Ciascuno di noi sa, per esperienza diretta, quanta aggressività si possa accumulare nei
rapporti di convivenza. Sarebbe forse preferibile un Holmes esasperato che insulta e
scaglia piatti contro il povero Watson? Un idillio forzato, d'altra parte, renderebbe solo
più piatta e meno vitale la nostra coppia.

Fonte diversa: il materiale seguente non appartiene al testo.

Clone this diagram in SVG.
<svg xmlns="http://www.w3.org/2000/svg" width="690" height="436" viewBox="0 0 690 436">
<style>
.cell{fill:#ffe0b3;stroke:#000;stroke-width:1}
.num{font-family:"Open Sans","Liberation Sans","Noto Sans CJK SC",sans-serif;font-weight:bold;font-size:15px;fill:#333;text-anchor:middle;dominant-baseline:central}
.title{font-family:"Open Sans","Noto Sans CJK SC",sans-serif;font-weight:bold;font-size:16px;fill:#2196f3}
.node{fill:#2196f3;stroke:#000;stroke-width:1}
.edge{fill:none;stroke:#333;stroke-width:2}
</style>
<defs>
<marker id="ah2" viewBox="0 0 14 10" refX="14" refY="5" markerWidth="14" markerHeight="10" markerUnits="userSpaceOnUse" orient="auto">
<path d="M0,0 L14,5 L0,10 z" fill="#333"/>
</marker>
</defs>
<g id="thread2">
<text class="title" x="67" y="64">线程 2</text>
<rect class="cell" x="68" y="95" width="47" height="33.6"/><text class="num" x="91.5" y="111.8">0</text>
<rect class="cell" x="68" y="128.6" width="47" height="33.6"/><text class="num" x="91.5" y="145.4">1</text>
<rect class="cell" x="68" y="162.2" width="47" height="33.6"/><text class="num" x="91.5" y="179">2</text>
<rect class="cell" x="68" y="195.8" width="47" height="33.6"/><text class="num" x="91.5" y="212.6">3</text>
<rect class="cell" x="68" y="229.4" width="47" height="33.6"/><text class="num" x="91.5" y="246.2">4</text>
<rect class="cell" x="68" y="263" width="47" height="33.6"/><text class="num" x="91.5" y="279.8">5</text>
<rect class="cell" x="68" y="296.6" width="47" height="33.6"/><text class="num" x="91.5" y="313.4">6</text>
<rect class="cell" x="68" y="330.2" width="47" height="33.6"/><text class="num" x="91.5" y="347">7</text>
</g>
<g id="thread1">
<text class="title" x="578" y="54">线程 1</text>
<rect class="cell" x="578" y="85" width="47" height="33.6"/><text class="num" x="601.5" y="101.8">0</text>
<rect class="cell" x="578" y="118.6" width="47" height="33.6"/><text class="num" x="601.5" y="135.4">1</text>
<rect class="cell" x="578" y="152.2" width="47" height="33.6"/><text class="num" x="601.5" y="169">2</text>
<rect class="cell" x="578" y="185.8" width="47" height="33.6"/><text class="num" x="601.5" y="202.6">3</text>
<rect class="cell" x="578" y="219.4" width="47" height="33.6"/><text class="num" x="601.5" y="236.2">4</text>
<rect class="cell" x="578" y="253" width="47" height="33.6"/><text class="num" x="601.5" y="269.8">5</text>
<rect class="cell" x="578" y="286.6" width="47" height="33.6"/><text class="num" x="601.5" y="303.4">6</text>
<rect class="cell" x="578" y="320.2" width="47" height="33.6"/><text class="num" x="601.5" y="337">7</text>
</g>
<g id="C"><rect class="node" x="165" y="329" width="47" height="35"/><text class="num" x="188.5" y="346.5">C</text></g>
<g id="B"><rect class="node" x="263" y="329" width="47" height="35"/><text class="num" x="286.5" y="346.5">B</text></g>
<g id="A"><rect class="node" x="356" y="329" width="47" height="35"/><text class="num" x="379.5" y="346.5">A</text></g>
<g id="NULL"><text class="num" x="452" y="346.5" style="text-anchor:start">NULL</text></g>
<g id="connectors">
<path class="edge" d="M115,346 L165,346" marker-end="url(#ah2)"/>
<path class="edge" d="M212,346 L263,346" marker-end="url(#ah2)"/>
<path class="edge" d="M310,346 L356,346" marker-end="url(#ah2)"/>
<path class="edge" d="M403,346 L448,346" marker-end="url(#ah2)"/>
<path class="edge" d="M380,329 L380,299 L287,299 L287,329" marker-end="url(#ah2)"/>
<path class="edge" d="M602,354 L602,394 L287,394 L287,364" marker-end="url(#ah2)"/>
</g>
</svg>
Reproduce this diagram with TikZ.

Mi è stato riferito che la scuola inglese è di parere diverso. Sarà bene tuttavia
ricordare che le origini di Holmes - nonchè del dottor Doyle, per quel che può importare
- non sono inglesi, ma irlandesi e in generale celtiche. Il pittore francese Vernet,
antenato del Nostro, ne è la testimonianza più illustre. In più di un'occasione Holmes
ha avuto modo di osservare che il genio è quasi sempre celtico o latino e assai di rado
di pura ascendenza anglosassone. Ma sulle origini celtico- irlandesi di Holmes rinvio il
lettore al modesto lavoro da me pubblicato sul catalogo Mystfest del 1987. E poi alla
fine, come tutti sanno, gli irlandesi sono sempre stati dei gran burloni!
Avvertenza
A chi pensasse di demolire le argomentazioni esposte nel corso di questa
indagine riducendole all'enunciato 'Sherlock Holmes è necessario perché ne abbiamo
bisogno', tralasciando così del tutto il rapporto tra necessità soggettiva e necessità
oggettiva, consiglio un'attenta lettura del capitolo sull'autonomia della morale in 'La
critica della ragion pratica' di Kant'. In particolare segnalo le pagine nelle quali viene
spiegato che la legge morale è universale e necessaria e trova la sua fondazione nel
soggetto stesso e non nell'esperienza. Ciò significa che il bene di cui l'umanità e i
singoli uomini hanno bisogno deve necessariamente esistere come postulato della legge
morale, senza la necessità di ricorrere a prove empiriche o complicate dimostrazioni
razionali. E così, quasi inavvertitamente, il nostro ragionare si è addentrato nel
misterioso e affascinante territorio dell'inconoscibile, il 'noumeno'. Chiunque sarà in
grado di valutare le conseguenze di tale sconfinamento sul problema dell'esistenza di
Sherlock Holmes.
Solo sulla base di queste considerazioni sarà possibile in futuro proseguire il
dibattito, ammesso che serva e che qualcuno ancora ne abbia voglia.